I would say that threat is only an issue if your tank is suffering from rage deprivation, which likely happens only in content below your gear level where it should not be an issue.
In fact, if you think that threat is the cap for dps, then why is everyone constantly flasking and buffing to the max to kill mobs ?

About tankpoints: Often you will be looking for the maximum damage spike you can survive rather than total amount of damage avoided. Damage taken over time is less important than guaranteeing survival of the highest damage spike. This is encounter specific, making it even more unpractical to compare tanks.

Darkmantle 04/26/07 9:23 AM

TF was absolutely sick for agro generation when the debuffs produced extra threat. It was also the only way to get 20% melee attack speed reduction for a very long time. TF was VERY GOOD to say otherwise is ludicrous considering the benefit it provided.

There is the occassional tank in our guild that can generate enough threat to enable our dps to go all out, however there are many enocounters which have mechanics which make staying under agro thresholds non trivial. Shadow priests especially with aoe damage to their parties generate insane amounts of threat.

1000 dps is a 1000tps which most warriors I've seen can not do. Hell even feral druids pre nerf had a hard time getting to that much threat.

1000 dps at the moment is relatively easy to do with full buffs if a boss likes to stay in one place for an extended time.

Vohbo 04/26/07 9:31 AM

There is a difference between generating 1000 tps and having to do 1000 dps to overaggro though. 800-900 tps should not be an issue for a tank on most bosses. Even spamming just sunder armor and heroic strike alone yields what 600 tps or so and those aren't exactly the most efficient moves. I guess it depends on your raid but for most of our raids, dps is capped by gear and not by aggro.

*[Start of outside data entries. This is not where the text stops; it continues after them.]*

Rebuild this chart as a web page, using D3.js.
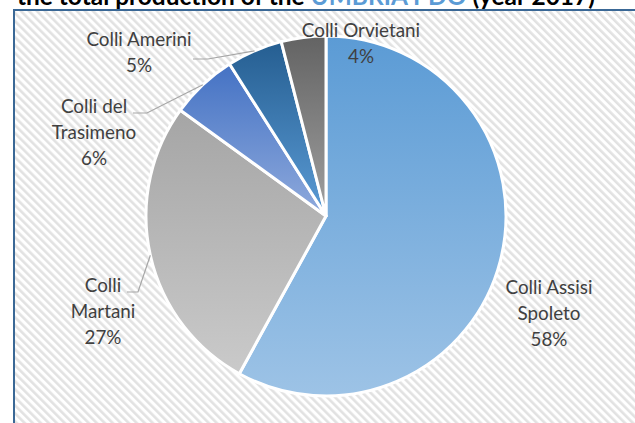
<!DOCTYPE html>
<html>
<head>
<meta charset="utf-8">
<script src="https://cdn.jsdelivr.net/npm/d3@7"></script>
<style>
  html, body { margin: 0; padding: 0; background: #ffffff; }
  svg { display: block; }
</style>
</head>
<body>
<svg id="chart" width="635" height="423"></svg>
<script>
// ---- data ----
const categories = ["Colli Assisi Spoleto", "Colli Martani", "Colli del Trasimeno", "Colli Amerini", "Colli Orvietani"];
const values = [58, 27, 6, 5, 4];
const labelLines = [["Colli Assisi", "Spoleto"], ["Colli", "Martani"], ["Colli del", "Trasimeno"], ["Colli Amerini"], ["Colli Orvietani"]];
const titleParts = ["the total production of the ", "UMBRIA PDO", " (year 2017)"];

// ---- style / layout ----
const colorsTop = ["#5B9BD5", "#A5A5A5", "#4472C4", "#255E91", "#636363"];
const colorsBottom = ["#9DC3E6", "#CACACA", "#8FAADC", "#5B9BD5", "#A0A0A0"];
const W = 635, H = 423;
const cx = 326, cy = 216, R = 180;
const labelFont = "Lato, 'Open Sans', sans-serif";
// label anchor (center x, first baseline y) and leader start points
const labelLayout = [
  { x: 549, y: 294, leader: null },
  { x: 103, y: 292, leader: [[127, 292], [138, 292]] },
  { x: 94,  y: 113, leader: [[133, 113], [147, 113]] },
  { x: 139, y: 46,  leader: [[193, 59], [208, 59]] },
  { x: 361, y: 37,  leader: null }
];
const lineGap = 26;

const svg = d3.select("#chart");
const defs = svg.append("defs");

// striped background pattern
const pat = defs.append("pattern")
  .attr("id", "stripes")
  .attr("patternUnits", "userSpaceOnUse")
  .attr("width", 5.66).attr("height", 5.66)
  .attr("patternTransform", "rotate(-45)");
pat.append("rect").attr("width", 5.66).attr("height", 5.66).attr("fill", "#ffffff");
pat.append("rect").attr("width", 2.6).attr("height", 5.66).attr("fill", "#e2e2e2");

// gradients
categories.forEach((c, i) => {
  const g = defs.append("linearGradient")
    .attr("id", "grad" + i)
    .attr("x1", 0).attr("y1", 0).attr("x2", 0).attr("y2", 1);
  g.append("stop").attr("offset", "0%").attr("stop-color", colorsTop[i]);
  g.append("stop").attr("offset", "100%").attr("stop-color", colorsBottom[i]);
});

// chart area frame
svg.append("rect")
  .attr("x", 14).attr("y", 10)
  .attr("width", W + 10).attr("height", H + 10)
  .attr("fill", "url(#stripes)")
  .attr("stroke", "#3A6896").attr("stroke-width", 2);

// title (partially cut off at top)
const title = svg.append("text")
  .attr("x", 17).attr("y", 5)
  .attr("font-family", "Lato, 'Open Sans', sans-serif")
  .attr("font-weight", "bold")
  .attr("font-size", 24);
titleParts.forEach((t, i) => {
  title.append("tspan").text(t).attr("fill", i === 1 ? "#5B9BD5" : "#000000").attr("xml:space", "preserve");
});
{
  const len = title.node().getComputedTextLength();
  const fs = 24 * 578 / len;
  title.attr("font-size", fs);
}

// pie
const pie = d3.pie().sort(null).value(d => d).startAngle(0).endAngle(2 * Math.PI);
const arcs = pie(values);
const arc = d3.arc().innerRadius(0).outerRadius(R);

const g = svg.append("g").attr("transform", `translate(${cx},${cy})`);
g.selectAll("path.slice")
  .data(arcs)
  .join("path")
  .attr("class", "slice")
  .attr("d", arc)
  .attr("fill", (d, i) => `url(#grad${i})`)
  .attr("stroke", "#ffffff")
  .attr("stroke-width", 3)
  .attr("stroke-linejoin", "round");

// label font sizing: fit "Colli Assisi" to ~87px like the reference
let labelSize = 18;
{
  const t = svg.append("text").attr("font-family", labelFont).attr("font-size", 20).text("Colli Assisi");
  const w = t.node().getComputedTextLength();
  t.remove();
  labelSize = 20 * 87 / w;
}

// leader lines
const pctFmt = d => Math.round(d) + "%";
const total = d3.sum(values);
arcs.forEach((a, i) => {
  const L = labelLayout[i];
  if (!L.leader) return;
  const mid = (a.startAngle + a.endAngle) / 2;
  const end = [cx + R * Math.sin(mid), cy - R * Math.cos(mid)];
  const pts = L.leader.concat([end]);
  svg.append("path")
    .attr("d", d3.line()(pts))
    .attr("fill", "none")
    .attr("stroke", "#A6A6A6")
    .attr("stroke-width", 1.2);
});

// labels
arcs.forEach((a, i) => {
  const L = labelLayout[i];
  const lines = labelLines[i].concat([pctFmt(values[i] / total * 100)]);
  const t = svg.append("text")
    .attr("font-family", labelFont)
    .attr("font-size", labelSize)
    .attr("fill", "#404040")
    .attr("text-anchor", "middle");
  lines.forEach((ln, k) => {
    t.append("tspan").attr("x", L.x).attr("y", L.y + k * lineGap).text(ln);
  });
});
</script>
</body>
</html>
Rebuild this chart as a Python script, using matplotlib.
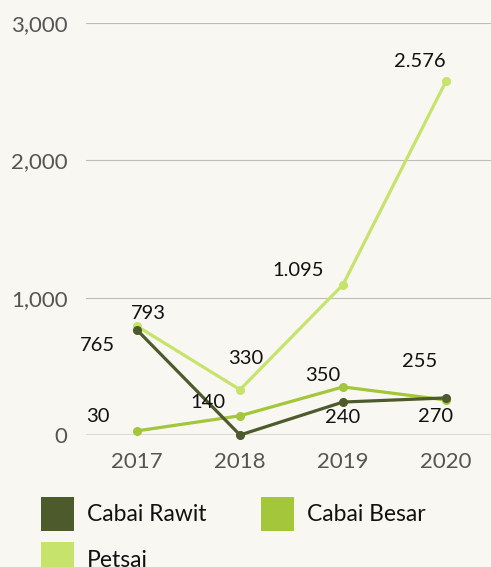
import matplotlib
matplotlib.use("Agg")
import matplotlib.pyplot as plt
from matplotlib.patches import Patch

years = ["2017", "2018", "2019", "2020"]
series_names = ["Cabai Rawit", "Cabai Besar", "Petsai"]
cabai_rawit = [765, 0, 240, 270]
cabai_besar = [30, 140, 350, 255]
petsai = [793, 330, 1095, 2576]
y_ticks = [0, 1000, 2000, 3000]

colors = {"Cabai Rawit": "#4d5a2c", "Cabai Besar": "#a4c63a", "Petsai": "#c6e36c"}
values = {"Cabai Rawit": cabai_rawit, "Cabai Besar": cabai_besar, "Petsai": petsai}
# label offsets in pixels, per series per point
offsets = {
    "Cabai Rawit": [(-40, -16), None, (0, -15), (-10, -19)],
    "Cabai Besar": [(-39, 14), (-32, 13), (-20, 11), (-26, 38)],
    "Petsai": [(11, 13), (6, 31), (-45, 14), (-26, 20)],
}
zorders = {"Cabai Rawit": 5, "Cabai Besar": 4, "Petsai": 3}

BG = "#f8f7f1"
FONT = "Lato"
plt.rcParams["font.family"] = [FONT, "DejaVu Sans"]

fig = plt.figure(figsize=(4.91, 5.67), dpi=100, facecolor=BG)
ax = fig.add_axes([85.5 / 491, (567 - 435) / 567, 412 / 491, 412 / 567])
ax.set_facecolor(BG)

x = list(range(len(years)))
for name in series_names:
    ax.plot(x, values[name], color=colors[name], lw=2.3, marker="o", ms=5.5,
            zorder=zorders[name], clip_on=False)

def fmt(v):
    return f"{v:,}".replace(",", ".")

for name in series_names:
    for i, v in enumerate(values[name]):
        off = offsets[name][i]
        if off is None:
            continue
        ax.annotate(fmt(v), (i, v), xytext=(off[0] * 0.72, off[1] * 0.72),
                    textcoords="offset points", ha="center", va="center",
                    fontsize=14.5, color="#111111", zorder=10)

ax.set_xlim(-0.5, 3.5)
ax.set_ylim(0, 3000)
ax.set_yticks(y_ticks)
ax.set_yticklabels([f"{t:,}" for t in y_ticks])
ax.set_xticks(x)
ax.set_xticklabels(years)
ax.tick_params(axis="both", length=0, labelsize=16, colors="#555555")
ax.tick_params(axis="y", pad=13)
ax.tick_params(axis="x", pad=12)
for t in y_ticks[1:]:
    ax.axhline(t, color="#bdbdbd", lw=0.8, zorder=1)
ax.axhline(0, color="#666666", lw=1.0, zorder=2)
for s in ax.spines.values():
    s.set_visible(False)

# column-wise fill: [Rawit, Petsai] in col 1, [Besar] in col 2
order = ["Cabai Rawit", "Petsai", "Cabai Besar"]
handles = [Patch(facecolor=colors[n], edgecolor="none", label=n) for n in order]
fig.legend(handles=handles, loc="upper left", bbox_to_anchor=(41 / 491, 1 - 497 / 567),
           ncol=2, frameon=False, fontsize=16.5, handlelength=1.44, handleheight=1.9,
           handletextpad=0.57, columnspacing=2.36, labelspacing=0.5, borderpad=0,
           borderaxespad=0, labelcolor="#111111")

fig.savefig("out.png", dpi=100, facecolor=BG)
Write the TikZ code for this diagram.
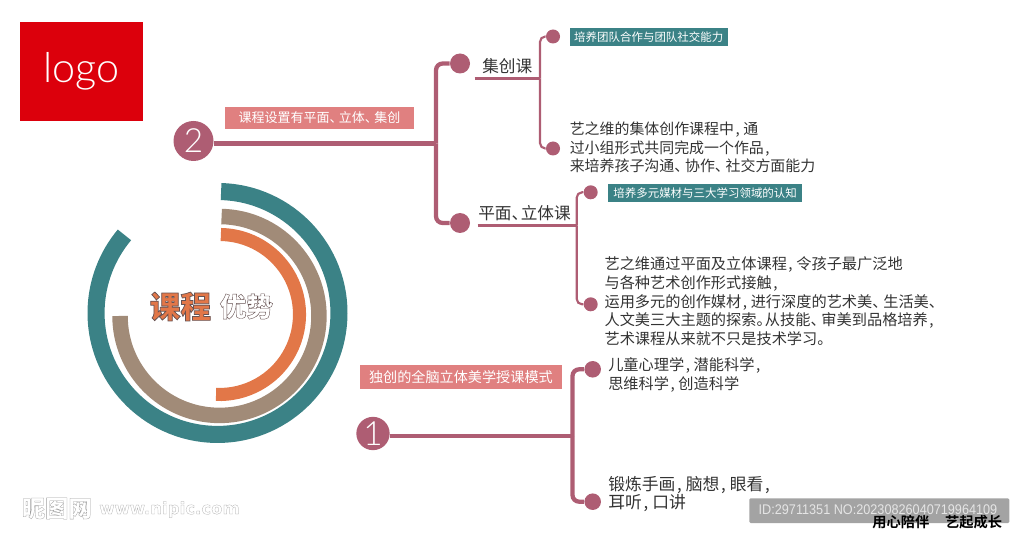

And obviously the original Thunderfury was way too sick for aggro generation, that's why it's been nerfed about 10 times.

Kruthal 04/26/07 9:34 AM

Quote:

Originally Posted by Darkmantle (Post 338559)
1000 dps is a 1000tps which most warriors I've seen can not do. Hell even feral druids pre nerf had a hard time getting to that much threat.

Without Salvation yes (noone raids seriously without paladins anymore I'd hope). With Salvation it becomes 700tps needed to maintain aggro, which tanks in our not-so-hardcore guild can sustain fairly easily, at least when they're getting beaten the shit out of.

dukes 04/26/07 9:40 AM

Quote:

Originally Posted by Darkmantle (Post 338559)
1000 dps is a 1000tps which most warriors I've seen can not do. Hell even feral druids pre nerf had a hard time getting to that much threat.


As long as a mob has sunders, I can regularly hold 1.1+k tps for extended periods of time (and i've hit 1.6k TPS for strings of 5+ seconds in full DPS gear, even though that's kinda cheating). The warriors in guild can also hit 900-1k TPS regularly and hold that for quite a while before a string of parries/whatever screws it over, but in general our warriors manage to get 850+ tps total over fights (one with TF, one with the mace from Lurker).

Iol 04/26/07 10:48 AM

Getting back on Topic... I think the best way to really compare is to try each tank. Note how they die and try again, switch the tank on a nightly basis to remove the 1 encounter test mistake. Of course, your raid has to have a minimum of fate in your tank and not actively try to make him fail.

After a week you should have a pretty good idea of who you like the most as your iron man.

Little piece of life:

I've been "Tried" on 1 encounter once in the beginning of our Karazhan and died after 40sec, ppl saying left and right that i wasn't ready for this yet, when the real reason was one of the 2 healers was afk. One day the warrior wasn't there and i tanked and we haven't had much trouble clearing like we usualy do. So ppl changed their mind...

Eylirria 04/26/07 11:02 AM

Quote:

Originally Posted by Kruthal (Post 338569)
Without Salvation yes (noone raids seriously without paladins anymore I'd hope). With Salvation it becomes 700tps needed to maintain aggro, which tanks in our not-so-hardcore guild can sustain fairly easily, at least when they're getting beaten the shit out of.

Nitpick:

DPS Warrior with Salv (-20%stance mod * -30%salv mod) @ 1000DPS = 560TPS

Oggie 04/26/07 11:09 AM

Quote:

Originally Posted by Iol (Post 338619)
Getting back on Topic... I think the best way to really compare is to try each tank. Note how they die and try again, switch the tank on a nightly basis to remove the 1 encounter test mistake. Of course, your raid has to have a minimum of fate in your tank and not actively try to make him fail.

Actually I (slightly) disagree, because I think that this is sorta the point of the thread. I really 'feel' that there should be some absolute metric that will in fact allow us to run a mod and/or pore over combat logs and get a sense of 'what are they doing right/wrong', and I think that's would be a wonderful thing to have.

Subjecting the raid to a trial by fire could be...unfortunate.

Quote:

I've been "Tried" on 1 encounter once in the beginning of our Karazhan and died after 40sec, ppl saying left and right that i wasn't ready for this yet, when the real reason was one of the 2 healers was afk. One day the warrior wasn't there and i tanked and we haven't had much trouble clearing like we usualy do. So ppl changed their mind...
Yeah, the first night I got a lot of 'lol pally tank get a warrior back in here' and nowadays the mages bitch if I DON"T do the pulls on trash mobs (since they can go nuts that much easier). I think a mod that measures mitigation (and possibly hooks KTM for a overall recorded fight TPS and 'string of parries or can't hit a GD button' info) might signficantly lower the journey from A to B, and help identify who's slacking/doing it wrong.